SET TASK:
Skip pictures; extract every line from the one with "Output the web" through the one with "var W = 2298, H = 1052;", exactly as written.

SUPPLIED MATERIAL:
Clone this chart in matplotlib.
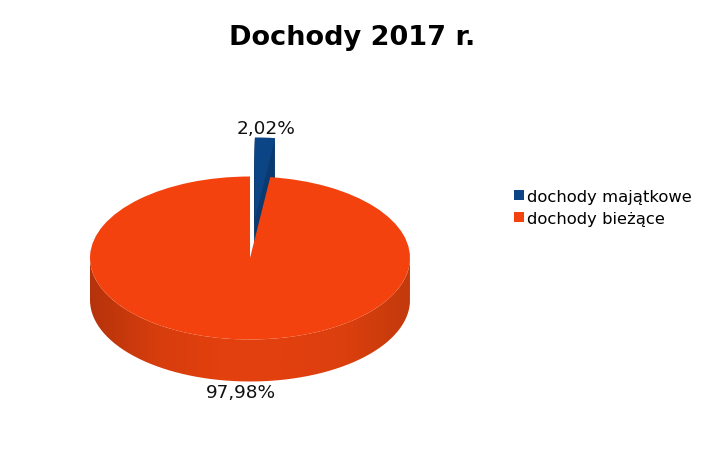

==

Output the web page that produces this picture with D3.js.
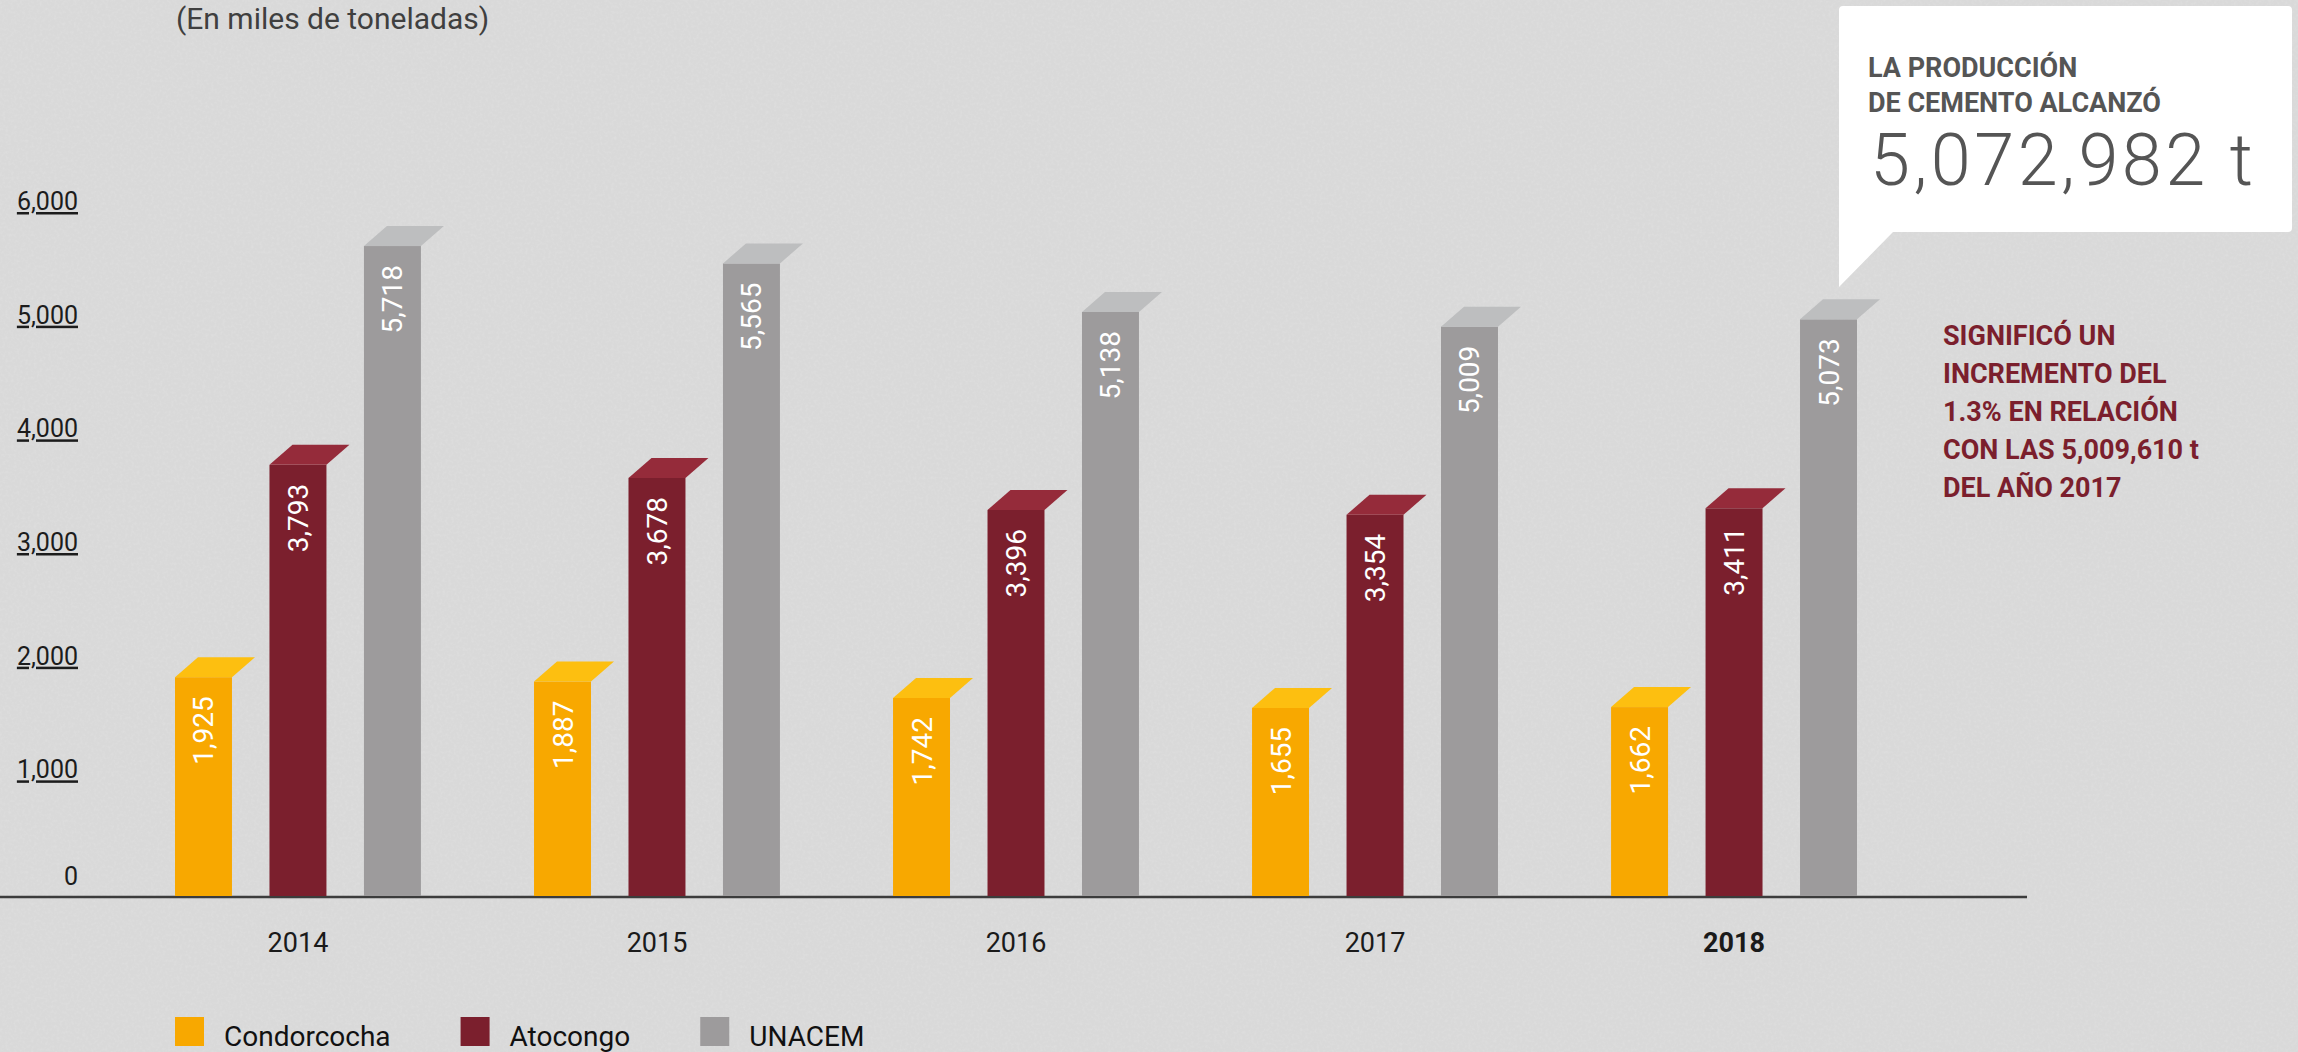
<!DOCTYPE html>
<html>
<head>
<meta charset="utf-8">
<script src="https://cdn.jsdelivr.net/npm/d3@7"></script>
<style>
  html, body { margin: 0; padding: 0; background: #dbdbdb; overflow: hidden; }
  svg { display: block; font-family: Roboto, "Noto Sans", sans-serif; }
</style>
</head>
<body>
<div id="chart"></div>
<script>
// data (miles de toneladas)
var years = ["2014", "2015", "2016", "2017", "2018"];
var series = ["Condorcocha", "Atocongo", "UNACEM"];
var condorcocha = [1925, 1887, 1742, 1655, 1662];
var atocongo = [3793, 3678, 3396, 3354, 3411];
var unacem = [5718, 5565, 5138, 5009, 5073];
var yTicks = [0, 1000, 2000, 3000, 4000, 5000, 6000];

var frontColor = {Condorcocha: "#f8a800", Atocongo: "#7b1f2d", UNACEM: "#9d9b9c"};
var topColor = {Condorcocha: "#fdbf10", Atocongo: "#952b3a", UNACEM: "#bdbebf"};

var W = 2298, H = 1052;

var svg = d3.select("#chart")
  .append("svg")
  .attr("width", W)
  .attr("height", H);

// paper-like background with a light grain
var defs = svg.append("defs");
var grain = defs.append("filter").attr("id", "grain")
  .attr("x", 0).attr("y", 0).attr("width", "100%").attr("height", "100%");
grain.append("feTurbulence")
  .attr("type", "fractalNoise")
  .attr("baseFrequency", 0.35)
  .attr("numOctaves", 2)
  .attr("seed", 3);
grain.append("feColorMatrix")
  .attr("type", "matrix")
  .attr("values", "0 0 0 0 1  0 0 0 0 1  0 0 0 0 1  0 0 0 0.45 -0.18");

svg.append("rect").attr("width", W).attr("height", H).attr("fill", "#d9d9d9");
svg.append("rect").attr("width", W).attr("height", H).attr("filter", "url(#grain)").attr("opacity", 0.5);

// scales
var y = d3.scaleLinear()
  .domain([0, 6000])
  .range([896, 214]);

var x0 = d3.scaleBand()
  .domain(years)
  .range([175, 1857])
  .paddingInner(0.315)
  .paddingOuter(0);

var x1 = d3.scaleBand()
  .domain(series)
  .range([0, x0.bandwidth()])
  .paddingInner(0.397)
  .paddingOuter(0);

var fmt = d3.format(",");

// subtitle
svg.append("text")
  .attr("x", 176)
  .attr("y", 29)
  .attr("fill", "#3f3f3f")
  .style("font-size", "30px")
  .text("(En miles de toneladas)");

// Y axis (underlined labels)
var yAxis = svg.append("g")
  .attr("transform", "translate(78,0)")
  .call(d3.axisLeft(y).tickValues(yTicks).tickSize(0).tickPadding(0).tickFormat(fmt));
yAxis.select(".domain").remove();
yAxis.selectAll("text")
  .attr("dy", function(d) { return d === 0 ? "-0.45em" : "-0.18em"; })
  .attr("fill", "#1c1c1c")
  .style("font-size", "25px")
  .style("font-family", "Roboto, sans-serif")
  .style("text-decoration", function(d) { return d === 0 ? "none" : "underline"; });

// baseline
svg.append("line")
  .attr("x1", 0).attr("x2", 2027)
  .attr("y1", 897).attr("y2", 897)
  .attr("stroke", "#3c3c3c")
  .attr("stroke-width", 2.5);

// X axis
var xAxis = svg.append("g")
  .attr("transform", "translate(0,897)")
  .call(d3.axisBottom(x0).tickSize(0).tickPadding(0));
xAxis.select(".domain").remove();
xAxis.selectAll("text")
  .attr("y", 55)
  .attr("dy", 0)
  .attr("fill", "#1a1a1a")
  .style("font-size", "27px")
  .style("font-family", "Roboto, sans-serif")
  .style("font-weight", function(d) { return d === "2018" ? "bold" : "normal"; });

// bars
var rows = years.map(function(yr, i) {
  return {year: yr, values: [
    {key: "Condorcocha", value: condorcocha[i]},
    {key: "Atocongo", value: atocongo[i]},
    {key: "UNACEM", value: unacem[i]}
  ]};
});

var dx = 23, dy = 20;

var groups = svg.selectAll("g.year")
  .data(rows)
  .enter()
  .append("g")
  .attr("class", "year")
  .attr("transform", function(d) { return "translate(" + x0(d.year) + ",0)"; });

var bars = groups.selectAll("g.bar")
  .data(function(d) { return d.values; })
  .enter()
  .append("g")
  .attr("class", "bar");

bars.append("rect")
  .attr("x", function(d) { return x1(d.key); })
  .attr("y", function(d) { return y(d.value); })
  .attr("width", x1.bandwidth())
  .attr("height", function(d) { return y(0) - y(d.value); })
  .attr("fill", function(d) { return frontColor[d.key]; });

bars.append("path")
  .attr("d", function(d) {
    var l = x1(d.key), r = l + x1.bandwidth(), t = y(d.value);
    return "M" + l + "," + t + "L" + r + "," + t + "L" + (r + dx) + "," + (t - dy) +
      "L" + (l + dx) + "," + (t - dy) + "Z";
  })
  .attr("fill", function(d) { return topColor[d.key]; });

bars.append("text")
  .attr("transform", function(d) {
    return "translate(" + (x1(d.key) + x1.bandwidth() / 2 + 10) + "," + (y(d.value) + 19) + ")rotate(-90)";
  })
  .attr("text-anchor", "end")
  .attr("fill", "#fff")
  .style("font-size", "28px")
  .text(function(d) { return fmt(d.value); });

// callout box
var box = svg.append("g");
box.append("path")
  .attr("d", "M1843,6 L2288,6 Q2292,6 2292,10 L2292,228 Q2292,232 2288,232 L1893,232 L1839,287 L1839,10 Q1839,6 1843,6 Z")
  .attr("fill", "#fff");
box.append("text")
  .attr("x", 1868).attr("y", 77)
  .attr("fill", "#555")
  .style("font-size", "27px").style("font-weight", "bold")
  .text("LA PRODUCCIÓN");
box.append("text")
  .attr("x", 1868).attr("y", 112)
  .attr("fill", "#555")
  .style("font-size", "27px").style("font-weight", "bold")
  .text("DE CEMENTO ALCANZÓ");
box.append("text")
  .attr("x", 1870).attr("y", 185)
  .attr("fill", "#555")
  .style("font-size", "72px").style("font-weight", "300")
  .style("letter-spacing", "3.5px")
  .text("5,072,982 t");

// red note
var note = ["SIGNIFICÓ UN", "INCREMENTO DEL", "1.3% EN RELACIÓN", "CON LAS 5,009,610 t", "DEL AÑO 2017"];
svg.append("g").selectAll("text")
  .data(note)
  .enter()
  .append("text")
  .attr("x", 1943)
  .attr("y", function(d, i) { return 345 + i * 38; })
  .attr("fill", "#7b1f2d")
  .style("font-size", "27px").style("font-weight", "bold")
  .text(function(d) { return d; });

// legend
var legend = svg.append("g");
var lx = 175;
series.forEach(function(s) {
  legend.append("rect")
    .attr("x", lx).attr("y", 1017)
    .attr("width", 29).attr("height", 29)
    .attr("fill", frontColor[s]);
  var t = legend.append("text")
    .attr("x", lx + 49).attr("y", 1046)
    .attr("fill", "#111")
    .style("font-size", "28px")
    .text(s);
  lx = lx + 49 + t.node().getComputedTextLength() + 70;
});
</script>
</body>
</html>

ANSWER IN FULL:
Output the web page that produces this picture with D3.js.
<!DOCTYPE html>
<html>
<head>
<meta charset="utf-8">
<script src="https://cdn.jsdelivr.net/npm/d3@7"></script>
<style>
  html, body { margin: 0; padding: 0; background: #dbdbdb; overflow: hidden; }
  svg { display: block; font-family: Roboto, "Noto Sans", sans-serif; }
</style>
</head>
<body>
<div id="chart"></div>
<script>
// data (miles de toneladas)
var years = ["2014", "2015", "2016", "2017", "2018"];
var series = ["Condorcocha", "Atocongo", "UNACEM"];
var condorcocha = [1925, 1887, 1742, 1655, 1662];
var atocongo = [3793, 3678, 3396, 3354, 3411];
var unacem = [5718, 5565, 5138, 5009, 5073];
var yTicks = [0, 1000, 2000, 3000, 4000, 5000, 6000];

var frontColor = {Condorcocha: "#f8a800", Atocongo: "#7b1f2d", UNACEM: "#9d9b9c"};
var topColor = {Condorcocha: "#fdbf10", Atocongo: "#952b3a", UNACEM: "#bdbebf"};

var W = 2298, H = 1052;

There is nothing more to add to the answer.